(Photo: Zoonabar/ cc via Flickr)
Bankers
on Wall Street rang in the final hours of 2013 with gains unseen in
almost twenty years. However, for roughly half of America, these stock
market highs mean nothing as they face a new year with little work and
even less of a safety net.
"Never, I don't think, in recent
history have you had unemployment this chronically high for so long with
the market having done this well," Roben Farzad, an economics writer
and contributor to
Bloomberg's Businessweek,
said on
PBS Newshour Tuesday.
"There's a stat that Obama's bull market just beat Ronald Reagan's. I
dare say, if you canvass the man on the street, no one would guess that
we beat the decade of decadence already. You're certainly not feeling
it out there," he continued.
At the end of the day Tuesday, the Standard & Poor index closed
with a nearly 30 percent gain, its best since 1997. The Dow Jones
Industrial Average also closed at a record high, reaching 16,576.73, up
26.5 percent on the year—marking the largest annual jump since 1996.
And,
according to the
Wall Street Journal, when dividends are taken into account, stocks posted their best returns since 1995.
However, for the
half of Americans
who avoid or cannot afford to dally in the stock market, these gains
are inconsequential. With the unemployment rate currently near 7
percent, it's clear that many of these corporate gains have not had any
positive impact on working people.
As corporate profits after taxes have grown 30 percent since 2007 and
the number of jobs is still below its pre-recession level, Farzad asks:
"At what point do you see companies feeling so flush, so hale that they
see their stock prices and market capitalizations up that they have to
go out and hire?"
As
Huffington Post reporter Mark Gongloff
points out, "corporate profits are soaring largely because companies have been squeezing costs—especially labor costs."

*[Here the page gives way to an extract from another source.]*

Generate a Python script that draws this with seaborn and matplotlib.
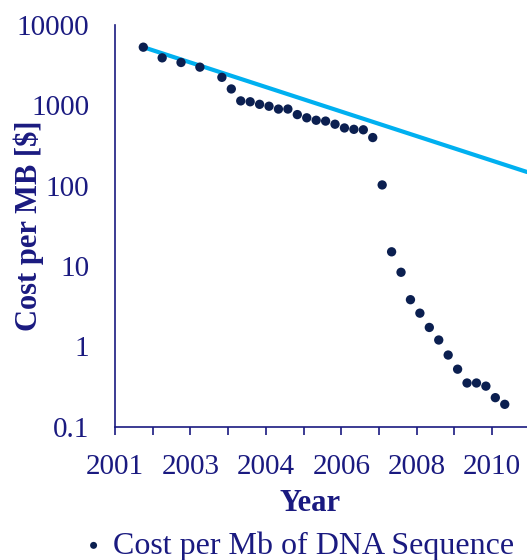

With a scant rise of just 2.1 percent, hourly wages have "barely
budged since the market bottomed in 2009," Gongloff reports, "while the
Dow has skyrocketed 153 percent."
And for the "man on the street," the New Year will bring changes of another measure.
On Saturday, emergency federal unemployment benefits were allowed to
expire for 1.3 million people who have been unemployed more than six
months.
"These are precisely the jobless who will suffer most from a cutoff,
since they have been scraping by on unemployment checks for so long that
their financial situations are already precarious, if not dire,"
writes Washington Post columnist Eugene Robinson.
Compounding these "dire" financial straits, 2013 also saw the gutting of essential social safety nets.
In November, food stamp benefits were slashed for an estimated 48
million people, including 22 million children, by an average of 7%.
As
The Guardian's Karen McVeigh reported last week:
As these cuts begin to bite, even harsher reductions are in prospect. Republicans in the House of Representatives have proposed $38bn cuts over 10 years, in their latest version of a long-delayed farm bill that would also require new work requirements and drug tests for food stamp recipients.